Word to the Wise(?)

Dear President Obama:

I’m taking the liberty of contacting you with respect to your recent mispronunciation of the term “corpsman” in your state-of-the-union address, preferring instead to use the perfectly justifiable, phonetic “corpse-man” version, as any well-educated third-grader would also prefer. I’m sure you knew what you were doing and had a purpose for that particular pronunciation (English can be bothersome at times!), but on the very slight chance you simply goofed I’m offering you the services of the Institute for Modifying All Government Entities, known around Washington as simply IMAGE, of which I’m the CEO.

IMAGE has a record of serving elected officials for many years in many ways, helping them to reconfigure their various personae into ones that are more attractive and, more importantly, more believable. Former president Bush was offered IMAGE’s services when he mispronounced the term “nuclear” on a regular basis, but he declined, simply explaining that he did so on purpose because it made the pundits on CNN, MSNBC, ABC, CBS, and NBC (collective propaganda arm of the Democrat Party) froth at the mouth on camera when commenting on his speeches, to which they rarely listened, actually. He performed his “Texas swagger” for the same reason, though he regretted that Vladimir Putin threw his hip out of joint trying to imitate it, although to his knowledge neither his speech nor swagger ever made MSNBC’s Chris Matthews’ leg tingle.
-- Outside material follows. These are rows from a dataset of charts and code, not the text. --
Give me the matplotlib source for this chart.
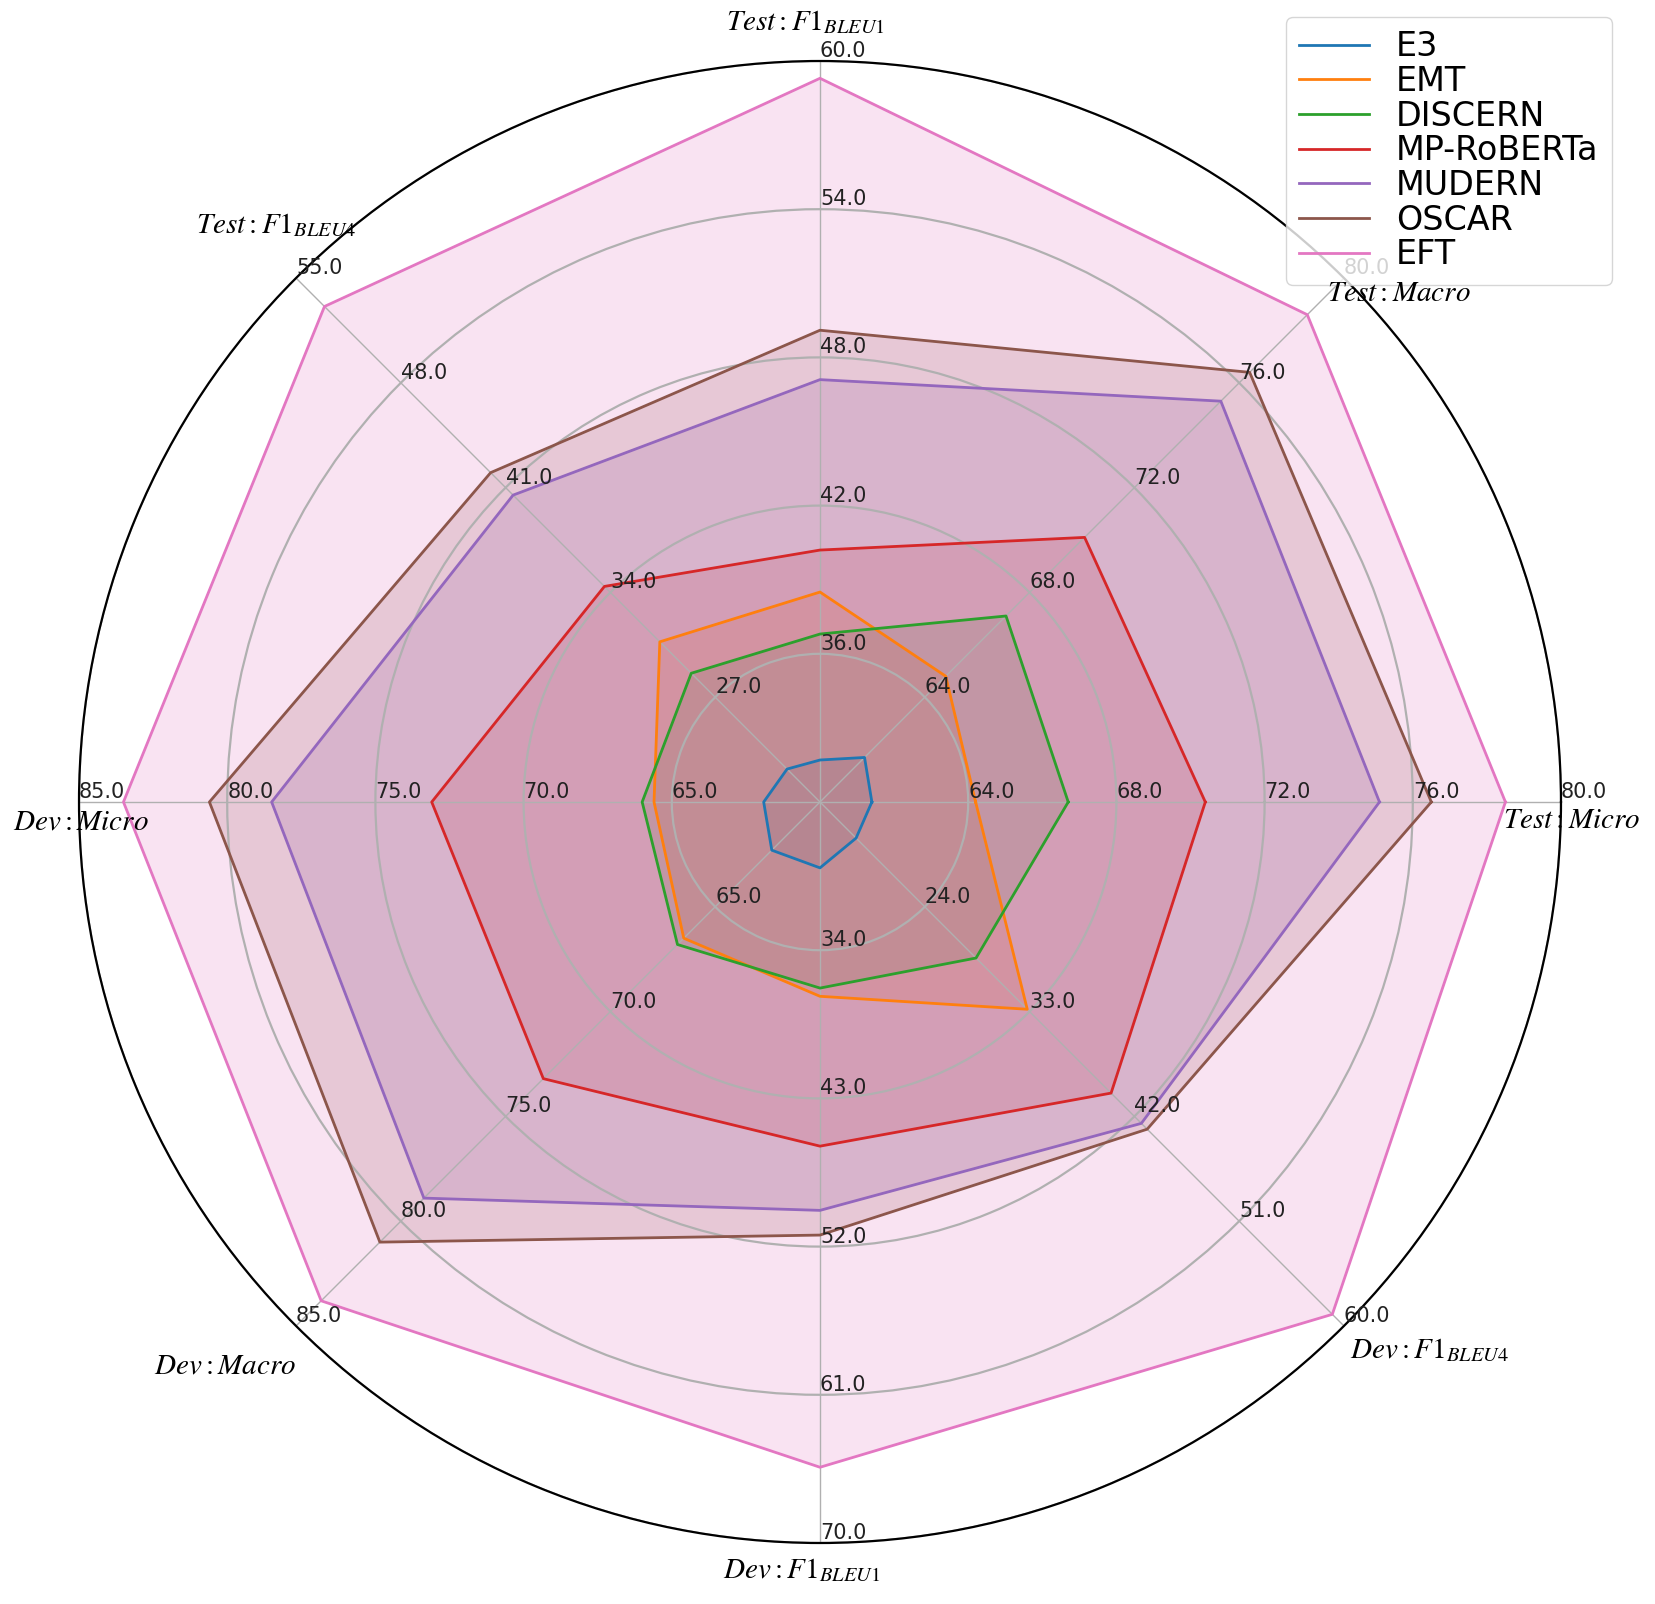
import numpy as np
import matplotlib.pyplot as plt

plt.rcParams['mathtext.fontset'] = 'stix'

# 维度（从右侧 0° 开始逆时针）
dims = [r'$Test: Micro$', r'$Test: Macro$', r'$Test: F1_{BLEU1}$', r'$Test: F1_{BLEU4}$',
        r'$Dev: Micro$', r'$Dev: Macro$', r'$Dev: F1_{BLEU1}$', r'$Dev: F1_{BLEU4}$']

# 每个维度的中心值和环上的刻度
axis_min = [60, 60, 30, 20, 60, 60, 25, 15]
ticks_test_micro = [64, 68, 72, 76, 80]
ticks_test_macro = [64, 68, 72, 76, 80]
ticks_test_bleu1 = [36, 42, 48, 54, 60]
ticks_test_bleu4 = [27, 34, 41, 48, 55]
ticks_dev_micro = [65, 70, 75, 80, 85]
ticks_dev_macro = [65, 70, 75, 80, 85]
ticks_dev_bleu1 = [34, 43, 52, 61, 70]
ticks_dev_bleu4 = [24, 33, 42, 51, 60]
axis_ticks = [ticks_test_micro, ticks_test_macro, ticks_test_bleu1, ticks_test_bleu4,
              ticks_dev_micro, ticks_dev_macro, ticks_dev_bleu1, ticks_dev_bleu4]

# 各模型的分数
models = ['E3', 'EMT', 'DISCERN', 'MP-RoBERTa', 'MUDERN', 'OSCAR', 'EFT']
e3 = [61.4, 61.7, 31.7, 22.2, 61.9, 62.3, 29.0, 18.1]
emt = [64.2, 64.8, 38.5, 30.7, 65.6, 66.5, 36.8, 32.8]
discern = [66.7, 67.1, 36.8, 28.6, 66.0, 66.8, 36.3, 28.4]
mp_roberta = [70.4, 70.1, 40.2, 34.4, 73.1, 73.2, 45.9, 40.0]
mudern = [75.1, 75.3, 47.1, 40.5, 78.5, 78.9, 49.8, 42.6]
oscar = [76.5, 76.4, 49.1, 42.0, 80.6, 81.0, 51.3, 43.1]
eft = [78.5, 78.6, 59.3, 53.1, 83.5, 83.8, 65.4, 59.0]
scores = [e3, emt, discern, mp_roberta, mudern, oscar, eft]

W, H = 1656, 1604
fig = plt.figure(figsize=(W / 100, H / 100), dpi=100)
ax = fig.add_axes([79 / W, (H - 1543) / H, 1482 / W, 1482 / H], projection='polar')

n = len(dims)
angles = np.linspace(0, 2 * np.pi, n, endpoint=False)
rings = [0.2, 0.4, 0.6, 0.8, 1.0]

colors = plt.rcParams['axes.prop_cycle'].by_key()['color']
for name, vals, c in zip(models, scores, colors):
    r = [(v - lo) / (t[-1] - lo) for v, lo, t in zip(vals, axis_min, axis_ticks)]
    r = r + r[:1]
    th = list(angles) + [angles[0]]
    ax.plot(th, r, color=c, linewidth=2, label=name)
    ax.fill(th, r, color=c, alpha=0.2)

ax.set_ylim(0, 1)
ax.set_yticks(rings)
ax.set_yticklabels([])
ax.set_xticks(angles)
ax.set_xticklabels([])
ax.yaxis.grid(True, color='#b0b0b0', linewidth=1.6)
ax.xaxis.grid(True, color='#b0b0b0', linewidth=1.0)
ax.spines['polar'].set_linewidth(1.6)

# 每个维度自己的刻度
for a, t in zip(angles, axis_ticks):
    for rr, v in zip(rings, t):
        ax.text(a, rr, f'{v:.1f}', ha='left', va='bottom', fontsize=15,
                color='#222222', zorder=10, clip_on=False)

# 维度名称
label_pos = [(1572, 820), (1399, 293), (805, 22), (276, 225),
             (81, 822), (225, 1366), (802, 1570), (1430, 1350)]
for d, (px, py) in zip(dims, label_pos):
    fig.text(px / W, 1 - py / H, d, ha='center', va='center', fontsize=21, zorder=11)

fig.legend(loc='upper right', bbox_to_anchor=(1612 / W, 1 - 17 / H), borderaxespad=0,
           fontsize=24, labelspacing=0.05, handlelength=2.1)

plt.savefig('out.png', dpi=100)
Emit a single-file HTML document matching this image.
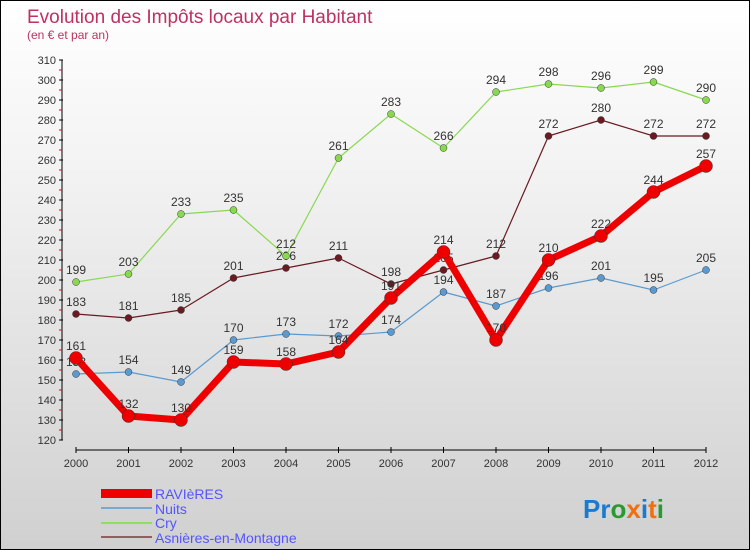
<!DOCTYPE html>
<html><head><meta charset="utf-8"><style>
body{margin:0}
#c{width:748px;height:548px;border:1px solid #000;background:linear-gradient(#fff,#f3f3f3 30%,#d0d0d0);position:relative;font-family:"Liberation Sans",sans-serif;overflow:hidden}
</style></head><body>
<div id="c">
<svg id="s" width="748" height="548" xmlns="http://www.w3.org/2000/svg" style="position:absolute;left:0;top:0">
<text x="26" y="22" font-size="19" fill="#c03060">Evolution des Impôts locaux par Habitant</text>
<text x="26" y="38" font-size="12" fill="#c03060">(en € et par an)</text>
<g id="axes"></g><g id="series"></g>
<g>
<rect x="100" y="488" width="51" height="9" fill="#e00"/>
<text x="154" y="498" font-size="14" fill="#55f">RAVIèRES</text>
<line x1="100" y1="507" x2="151" y2="507" stroke="#7aaad0" stroke-width="2"/>
<text x="154" y="513" font-size="14" fill="#55f">Nuits</text>
<line x1="100" y1="522" x2="151" y2="522" stroke="#90dd60" stroke-width="2"/>
<text x="154" y="527" font-size="14" fill="#55f">Cry</text>
<line x1="100" y1="536" x2="151" y2="536" stroke="#906060" stroke-width="2"/>
<text x="154" y="542" font-size="14" fill="#55f">Asnières-en-Montagne</text>
</g>
<text x="582" y="517" font-size="26" font-weight="bold"><tspan fill="#1a7ad0">Pr</tspan><tspan fill="#2a9a30">o</tspan><tspan fill="#f07010">x</tspan><tspan fill="#1a7ad0">i</tspan><tspan fill="#f07010">t</tspan><tspan fill="#2a9a30">i</tspan></text>
</svg></div>
<script>
const years=[2000,2001,2002,2003,2004,2005,2006,2007,2008,2009,2010,2011,2012];
const ravieres=[161,132,130,159,158,164,191,214,170,210,222,244,257];
const nuits=[153,154,149,170,173,172,174,194,187,196,201,195,205];
const cry=[199,203,233,235,212,261,283,266,294,298,296,299,290];
const asnieres=[183,181,185,201,206,211,198,205,212,272,280,272,272];
const yTicks=[120,130,140,150,160,170,180,190,200,210,220,230,240,250,260,270,280,290,300,310];
const NS="http://www.w3.org/2000/svg";
const X=i=>75+i*52.5, Y=v=>439-(v-120)*2;
function mk(p,t,a){const e=document.createElementNS(NS,t);for(const k in a)e.setAttribute(k,a[k]);p.appendChild(e);return e;}
const ax=document.getElementById('axes');
mk(ax,'line',{x1:61,y1:Y(310),x2:61,y2:Y(120),stroke:'#000'});
mk(ax,'line',{x1:75,y1:449,x2:705,y2:449,stroke:'#000'});
yTicks.forEach(v=>{
 mk(ax,'line',{x1:58,y1:Y(v),x2:62,y2:Y(v),stroke:'#000'});
 if(v<310)mk(ax,'line',{x1:58,y1:Y(v+5),x2:61,y2:Y(v+5),stroke:'#e00'});
 const t=mk(ax,'text',{x:55,y:Y(v)+4,'font-size':11,'text-anchor':'end',fill:'#333'});t.textContent=v;
 
 
});
years.forEach((y,i)=>{
 mk(ax,'line',{x1:X(i),y1:446,x2:X(i),y2:452,stroke:'#000'});
 const t=mk(ax,'text',{x:X(i),y:466,'font-size':11,'text-anchor':'middle',fill:'#333'});t.textContent=y;
 
 
});
const sg=document.getElementById('series');
function series(d,col,w,r,name){
 const g=mk(sg,'g',{});
 
 
 mk(g,'polyline',{points:d.map((v,i)=>X(i)+','+Y(v)).join(' '),fill:'none',stroke:col,'stroke-width':w,'stroke-linejoin':'round'});
 d.forEach((v,i)=>{
  const c=mk(g,'circle',{cx:X(i),cy:Y(v),r:r,fill:col,stroke:'#333','stroke-width':0.5});
  
  
  const t=mk(g,'text',{x:X(i),y:Y(v)-8,'font-size':12,'text-anchor':'middle',fill:'#333'});t.textContent=v;
  
  
 });
}
series(asnieres,'#6a1a20',1.2,3.5,'series-asnieres');
series(cry,'#8ad850',1.2,3.5,'series-cry');
series(nuits,'#5a9ad0',1.2,3.5,'series-nuits');
series(ravieres,'#ee0000',7,6.5,'series-ravieres');
</script>
</body></html>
The IMAGE bureau that would help you is named the Conference On Reconfiguring Presidential Semantic Errors, or CORPSE, for short. CORPSE would fashion for you a perfectly valid reason for your phonetic approach to speech, noting the history behind the nation’s halcyon days of top-flight education, when phonetics was important in teaching grade-schoolers how to both read and speak. A product of a later time, you could simply say that you made a sacrifice word-wise so that school pooh-bahs would get the message. Or, you could say that in your grade-school days in Indonesia you were not required to understand navy verbiage, and that in your high school days in Hawaii the term “corpse” was used on signs at beaches to warn surfers about the sharks; consequently, you felt the need to repeat that warning as a public service…maybe even referring to those nasty, insensitive republicans (little joke there).

Since your use of the term “corpse-man” involved one basic part of speech – the noun – the arm of IMAGE known as the Management of Adjectives and Nouns, obviously known simply as MAN, could help you or perhaps your speech-writers, since you used the noun “corpse” as an adjective to modify another noun, “man.” This is a no-no, as any fourth-grader would tell you. Applying MAN to the overall program would give you the tandem of CORPSE-MAN, in other words a feature to help you reconfigure your use of adjectives and nouns so that those vultures at Fox News would stop lampooning your teleprompters, not to mention most fourth-graders.

I’m sure you understand that the term “corpse-man” was gender-discriminatory, most likely because the ladies at the National Organization of Women have probably already been on your case. The rumor is that the NOW head honcho actually sent Rahm Emanuel a dead fish, blaming him for your teleprompter’s miscue, though she had to apologize to PETA and SPCA for such an insensitive fish-treatment.

One of our latest clients is Homeland Security chief Janet Napolitano, who also called attention to this rather obvious but just as obviously avoidable gaff by Emanuel or whoever handles the teleprompter operation, maybe Robert Gibbs, whom IMAGE has taught the proper use of the term “uh,” which I’m sure you notice he uses often. Ms. Napolitano reminded me that she introduced the term “man-caused disaster” to be used instead of terrorism, thus shifting all blame for mankind’s ills onto men, where it belongs.

As a result, IMAGE has put into operation a new department known as the Watchdog Overseeing Masculine Authority Nullification, or WOMAN, by its acronym. WOMAN will help you to avoid all references in your speeches that smack of gender-insensitivity or anti-diversity or homophobia or lack of appreciation for multiculturalism and cat-lovers. It would have prevented you last year, for instance, from characterizing Boston policemen as acting stupidly and being forced to bring that white cop down for a beer out in the garden. SCOTUS associate justice Sotomayor tried the same deal as Napolitano when she ruled that black firefighters should be promoted because of who they are, not what they know. That backfired in the SCOTUS, of course, so we have to be careful as to how far we can go with male nullification (little disclaimer there).

In any case, you can see how IMAGE can help you through the use of both CORPSE-MAN and CORPSE-WOMAN. It will help your teleprompter crew (phonetic pronunciations also available) or even yourself, assuming you may write your own remarks at times, to avoid the pitfalls associated with public comments. I hope to hear from you soon.